Proving a greedy algorithm correct usually uses an exchange argument: take any optimal solution that disagrees with the greedy choice, swap the greedy choice into it, and show the resulting solution is still optimal (no worse, still feasible). Hence there is always an optimal solution that agrees with greedy at the first step; recurse.

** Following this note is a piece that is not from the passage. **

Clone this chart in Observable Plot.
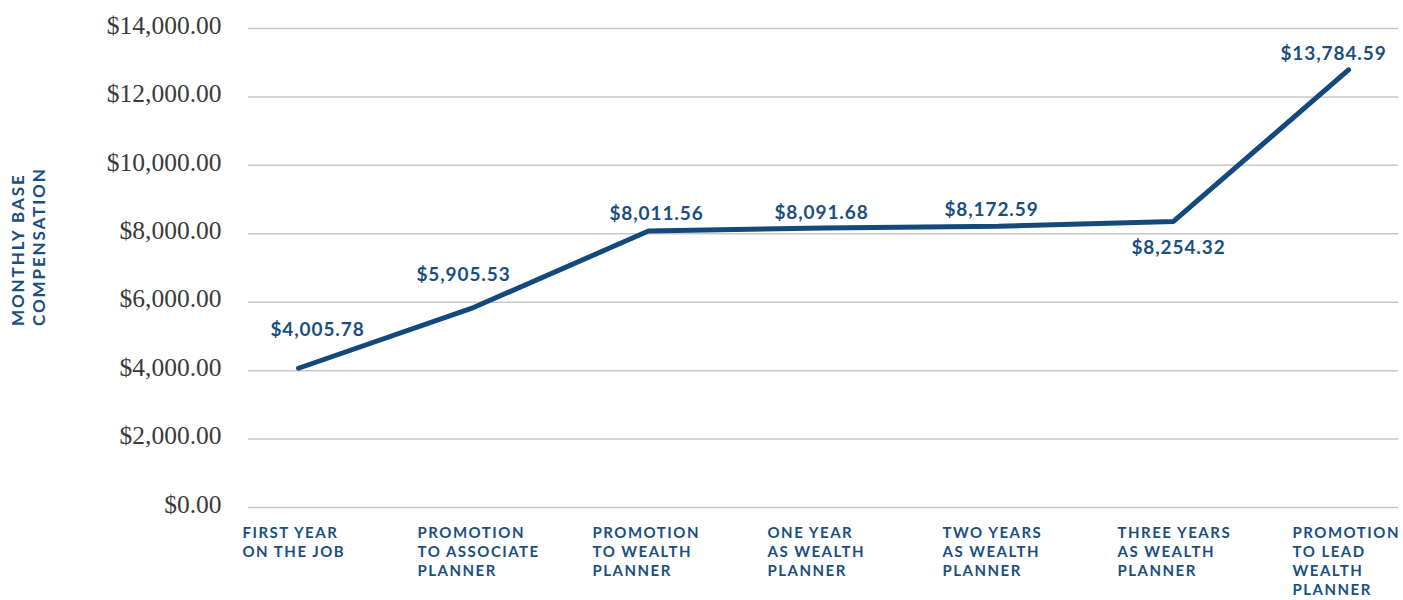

A deeper framework, matroid theory (CLRS §15.5 in older editions / §16.4 onward), characterizes exactly which problems admit greedy solutions: those whose feasible sets form a matroid admit the standard "pick the best, check feasibility" greedy. For this module, the exchange argument is the operational tool; matroids are the background explanation.

Why It Matters Here

Greedy algorithms are fast (often $O(n \log n)$ after sorting) and short, but they are rarely obvious. Interval scheduling, Huffman coding, Kruskal's and Prim's MST algorithms, Dijkstra's shortest path, fractional knapsack, and optimal merge trees are greedy. Integer knapsack, longest common subsequence, and weighted interval scheduling are not. Without a correctness proof, it is easy to invent a plausible greedy rule that fails on an adversarial input - a silent bug.

Recognizing when to abandon greedy is as important as applying it. In the wild, greedy proposals are made constantly ("sort by ratio," "pick the smallest," "process in order"), and teams burn days debugging what was a categorical mistake from minute one.

Concrete Example

Example 1 (activity selection). Given $n$ activities with start times $s_i$ and finish times $f_i$, pick the largest set of mutually non-overlapping activities.

Greedy rule: repeatedly pick the activity with the earliest finish time among those compatible with what is already chosen.

Exchange proof sketch.

  • Let $a_1$ be greedy's first pick (earliest finish time overall).
  • Let $OPT$ be any optimal solution sorted by finish time; let $b_1$ be its first activity.
  • If $b_1 = a_1$, done. Otherwise $f(a_1) \le f(b_1)$ (greedy picked the earliest), so replacing $b_1$ by $a_1$ in $OPT$ still yields a valid, same-size solution: $a_1$ finishes no later than $b_1$, so any activity compatible with $b_1$ (starting after $f(b_1)$) is compatible with $a_1$ too.
  • Recurse on the remaining subproblem (activities starting after $f(a_1)$), which is the same kind of problem (optimal substructure).

Contrast: "pick the activity with the shortest duration" fails on $[0, 10]$, $[9, 11]$, $[10, 20]$: shortest-duration greedy picks $[9, 11]$ (length 2) and gets 1; earliest-finish greedy picks $[0, 10]$ and $[10, 20]$ and gets 2. This is exactly the kind of adversarial input that the exchange argument forces you to consider.

Example 2 (Huffman coding). Given character frequencies, build a prefix-free binary code of minimum expected length. Greedy: repeatedly merge the two lowest-frequency nodes into a new parent node; use a min-heap.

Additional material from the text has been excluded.